Mandela, boussole morale
L’une des boussoles morales du haut-commissaire est Nelson Mandela, dont le centenaire de la naissance vient d’être célébré. Pour lui, les politiques ne mériteront le «respect global» que lorsqu’ils commenceront à suivre l’exemple de l’icône sud-africaine. Un Mandela qui tranche avec ces «politiciens à la vision étroite» dont la nature autoritaire, le manque d’humanité et de réflexion poussent à «attiser les divisions et l’intolérance dans le seul but d’assouvir leur ambition politique».
Zeid Ra’ad al-Hussein ne se prive pas de brandir les noms des Etats qui bafouent les droits de l’homme. Il va même plus loin en nommant les politiques et chefs de gouvernements eux-mêmes. Pour l’institution installée dans le Palais Wilson à Genève, c’est un changement de ton considérable entamé certes sous l’ex-haut-commissaire Navi Pillay. Motif de cette véhémence: la montée de l’autoritarisme ébranle Zeid Ra’ad al-Hussein.

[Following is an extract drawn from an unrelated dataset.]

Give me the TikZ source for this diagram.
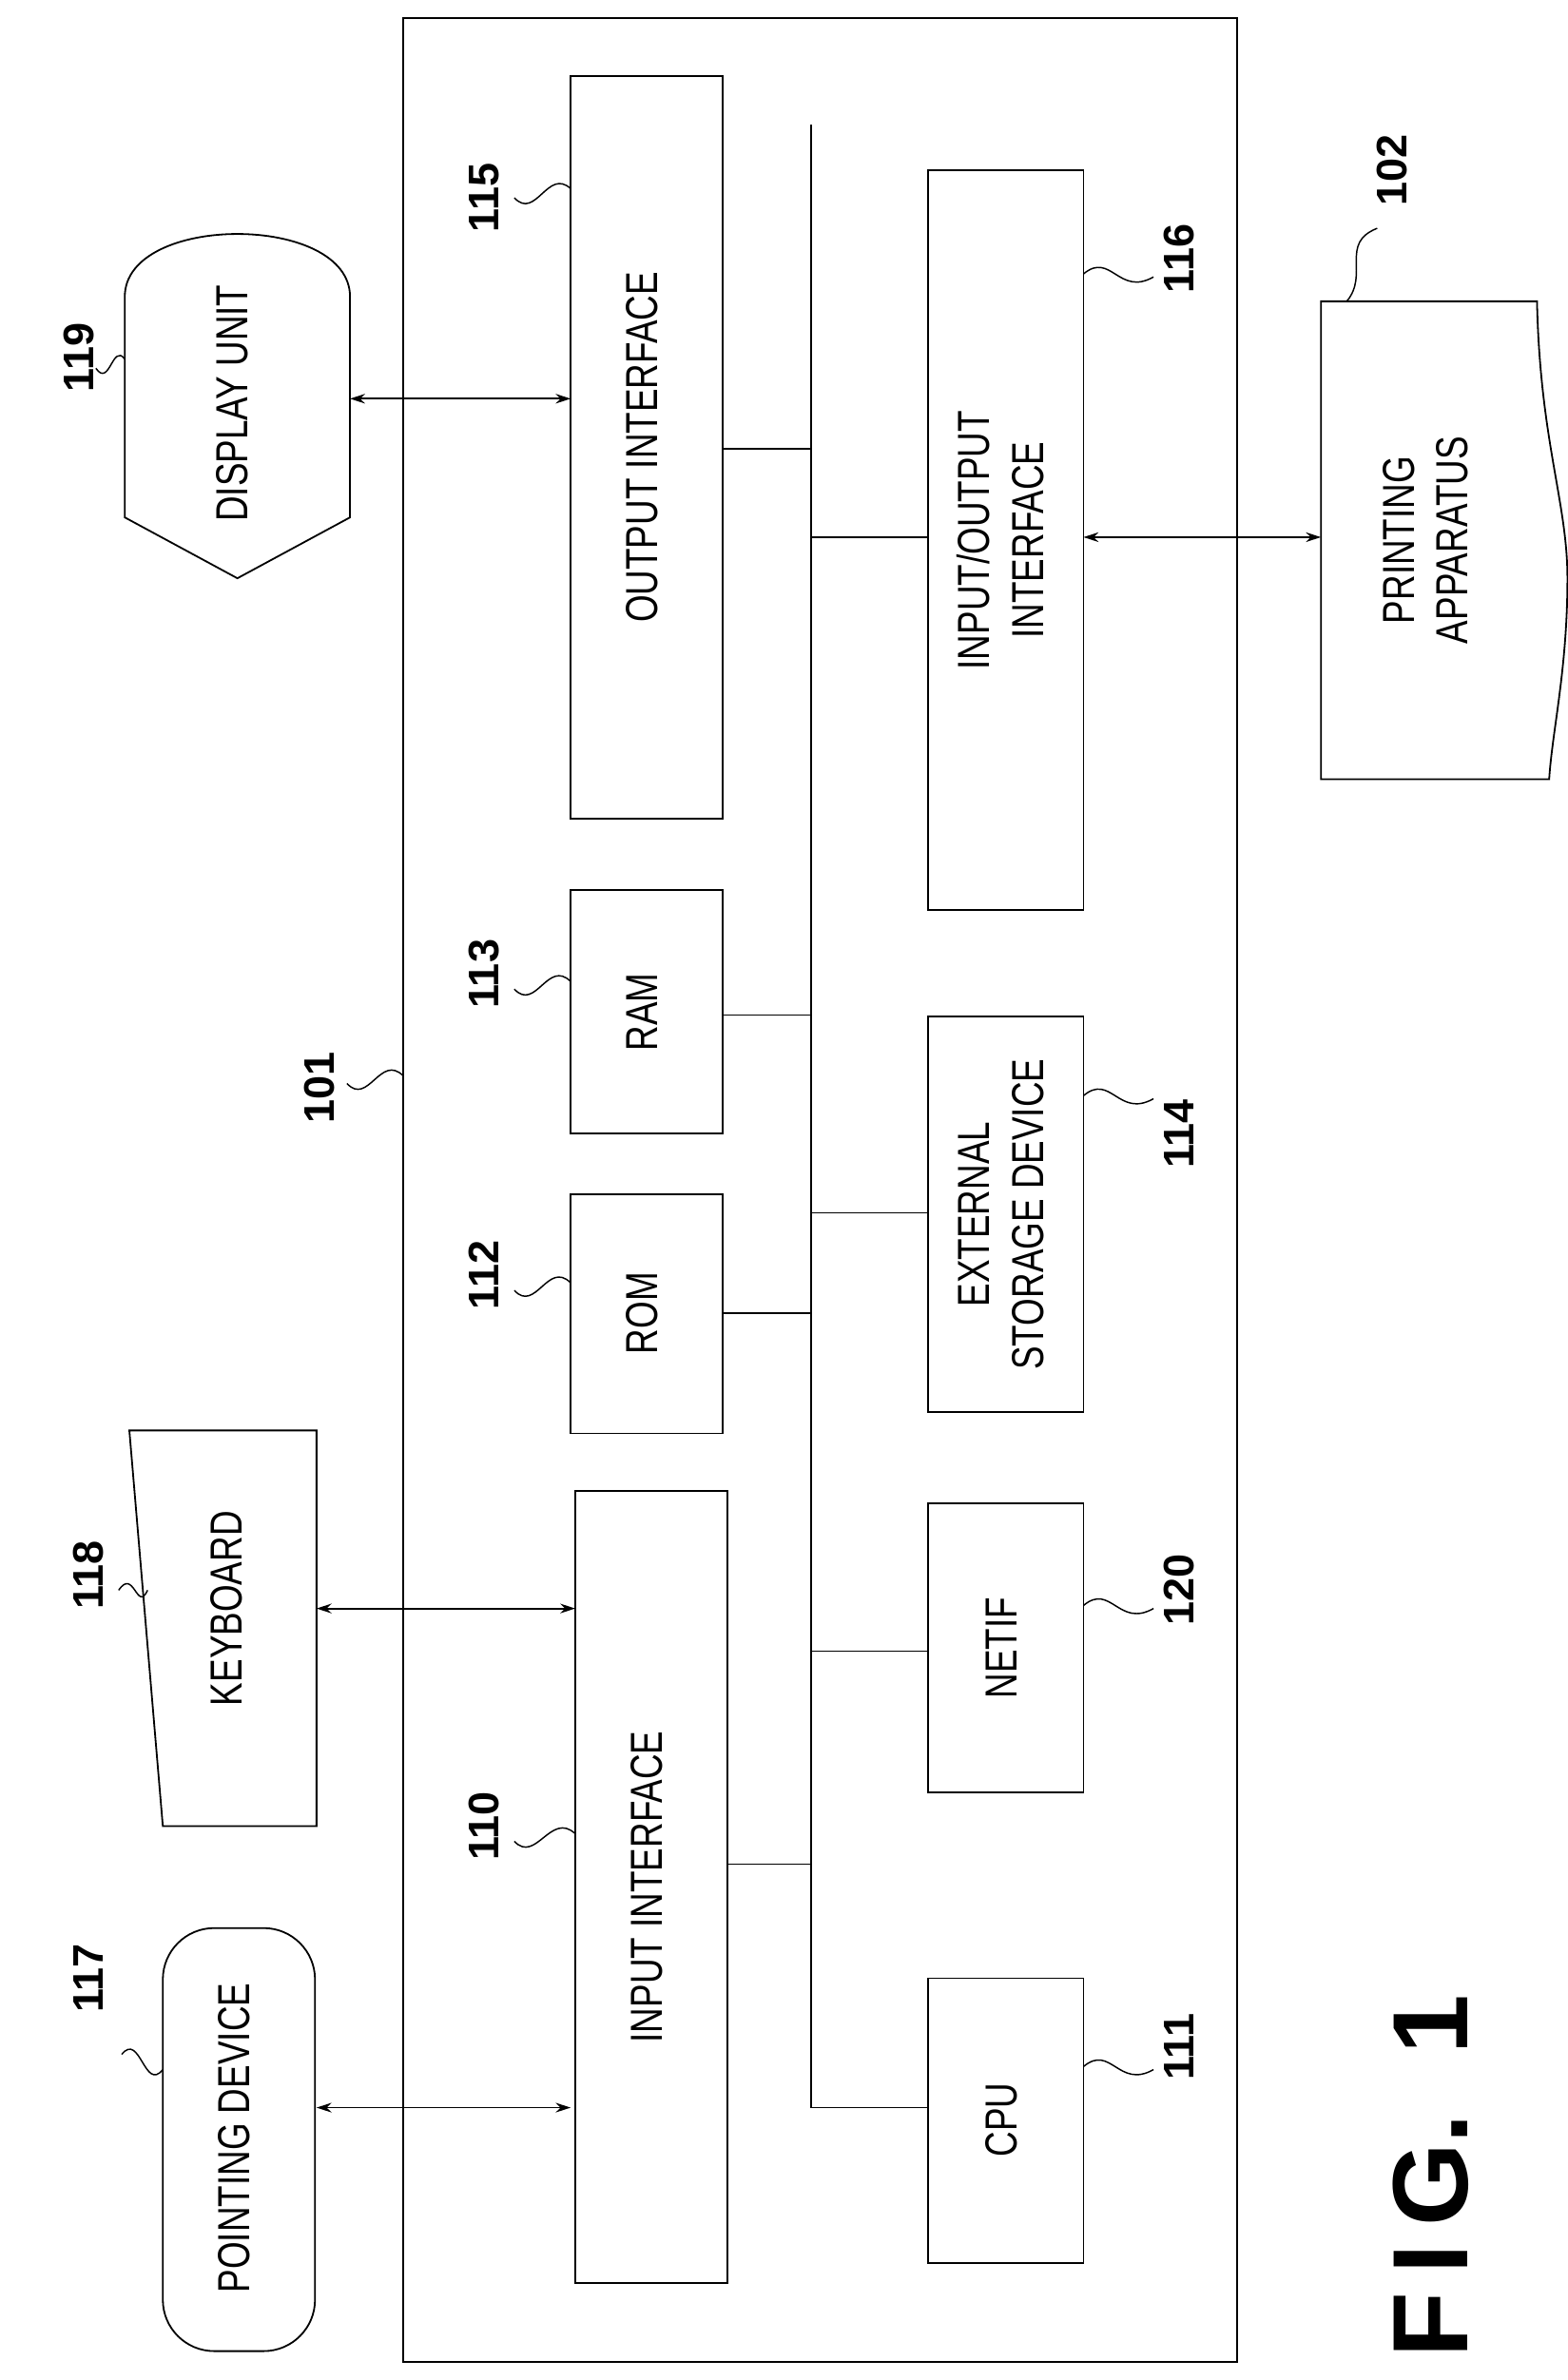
\documentclass[tikz,border=0pt]{standalone}
\usepackage{fontspec}
\usetikzlibrary{arrows.meta}
\setmainfont{Liberation Sans}
\newcommand{\T}[1]{\scalebox{0.78}[1]{\begin{tabular}{@{}c@{}}#1\end{tabular}}}
\begin{document}
\begin{tikzpicture}[x=0.5mm,y=-0.5mm,line width=1.6pt,
  box/.style={draw,rectangle},
  txt/.style={rotate=90,font=\fontsize{42}{50}\selectfont,inner sep=0pt},
  num/.style={rotate=90,font=\fontsize{40}{44}\selectfont\bfseries,inner sep=0pt},
  lead/.style={line width=1.3pt},
  arr/.style={<->,>={Stealth[length=14pt,width=9pt]}}]
\useasboundingbox (0,0) rectangle (1030,1564);
% outer box
\draw (265,12) rectangle (813,1552);
\coordinate (bt) at (533,82); \coordinate (bb) at (533,1385);
\draw (bt) -- (bb);
% left column boxes
\draw (375,50) rectangle (475,538);
\node[txt] (o115) at (425,294) {\T{OUTPUT INTERFACE}};
\draw (375,585) rectangle (475,745);
\node[txt] (o113) at (425,665) {\T{RAM}};
\draw (375,785) rectangle (475,942);
\node[txt] (o112) at (425,863) {\T{ROM}};
\draw (378,980) rectangle (478,1500);
\node[txt] (o110) at (428,1240) {\T{INPUT INTERFACE}};
% right column boxes
\draw (610,112) rectangle (712,598);
\node[txt] (o116) at (661,355) {\T{INPUT/OUTPUT\\INTERFACE}};
\draw (610,668) rectangle (712,928);
\node[txt] (o114) at (661,798) {\T{EXTERNAL\\STORAGE DEVICE}};
\draw (610,988) rectangle (712,1178);
\node[txt] (o120) at (661,1083) {\T{NETIF}};
\draw (610,1300) rectangle (712,1487);
\node[txt] (o111) at (661,1393) {\T{CPU}};
% bus connections
\draw (475,295) -- (533,295);
\draw (475,667) -- (533,667);
\draw (475,863) -- (533,863);
\draw (478,1225) -- (533,1225);
\draw (533,353) -- (610,353);
\draw (533,797) -- (610,797);
\draw (533,1085) -- (610,1085);
\draw (533,1385) -- (610,1385);
% pointing device
\draw[rounded corners=48pt] (107,1267) rectangle (207,1545);
\node[txt] (o117) at (157,1405) {\T{POINTING DEVICE}};
% keyboard
\draw (85,940) -- (208,940) -- (208,1200) -- (107,1200) -- cycle;
\node[txt] (o118) at (152,1057) {\T{KEYBOARD}};
% display unit
\draw (82,340) -- (82,195) .. controls (82,140) and (230,140) .. (230,195) -- (230,340) -- (156,380) -- cycle;
\node[txt] (o119) at (156,265) {\T{DISPLAY UNIT}};
% printing apparatus
\draw (868,198) -- (1010,198) .. controls (1012,290) and (1030,330) .. (1030,380) .. controls (1030,440) and (1020,480) .. (1018,512) -- (868,512) -- cycle;
\node[txt] (o102) at (940,355) {\T{PRINTING\\APPARATUS}};
% arrows
\draw[arr] (208,1385) -- (375,1385);
\draw[arr] (208,1057) -- (378,1057);
\draw[arr] (230,262) -- (375,262);
\draw[arr] (712,353) -- (868,353);
% labels
\node[num] (n117) at (58,1300) {117};
\draw[lead] (80,1350) .. controls (92,1335) and (95,1375) .. (107,1360);
\node[num] (n118) at (58,1035) {118};
\draw[lead] (78,1045) .. controls (88,1030) and (90,1060) .. (97,1045);
\node[num] (n119) at (52,235) {119};
\draw[lead] (63,242) .. controls (72,255) and (74,225) .. (82,236);
\node[num] (n115) at (318,130) {115};
\draw[lead] (338,130) .. controls (352,145) and (360,110) .. (375,124);
\node[num] (n113) at (318,640) {113};
\draw[lead] (338,650) .. controls (352,665) and (360,630) .. (375,645);
\node[num] (n112) at (318,838) {112};
\draw[lead] (338,848) .. controls (352,863) and (360,828) .. (375,843);
\node[num] (n110) at (318,1200) {110};
\draw[lead] (338,1210) .. controls (352,1225) and (362,1190) .. (378,1205);
\node[num] (n101) at (210,715) {101};
\draw[lead] (228,712) .. controls (242,727) and (250,692) .. (265,707);
\node[num] (n116) at (775,170) {116};
\draw[lead] (712,180) .. controls (730,165) and (735,195) .. (758,182);
\node[num] (n114) at (775,745) {114};
\draw[lead] (712,720) .. controls (730,705) and (735,735) .. (758,722);
\node[num] (n120) at (775,1045) {120};
\draw[lead] (712,1055) .. controls (730,1040) and (735,1070) .. (758,1057);
\node[num] (n111) at (775,1345) {111};
\draw[lead] (712,1358) .. controls (730,1343) and (735,1373) .. (758,1360);
\node[num] (n102) at (915,112) {102};
\draw[lead] (905,150) .. controls (880,160) and (900,180) .. (885,198);
\node[rotate=90,font=\fontsize{100}{110}\selectfont\bfseries,inner sep=0pt] (fig) at (940,1430) {F\,I\,G.\ \ 1};
\end{tikzpicture}
\end{document}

Docteur en philosophie, expert de la justice pénale, le Jordanien s’est beaucoup intéressé au procès de Nuremberg et aux origines du nazisme. Sa crainte: qu’on jette aux oubliettes les leçons de la Deuxième Guerre mondiale. C’est animé par cette crainte insistante qu’il avait déjà livré un discours puissant lors du gala de la Peace, Justice and Security Foundation de La Haye en août 2016. Noeud papillon et costume noir, il avait mis en garde sans ménagement les démagogues, le leader de l’extrême droite néerlandaise Geert Wilders, le candidat Donald Trump et Viktor Orban ainsi que Nigel Farage et Marine Le Pen. Son allocution à peine terminée, un bref silence de surprise s’était emparé de l’assistance avant que celle-ci ne lui réserve une standing ovation.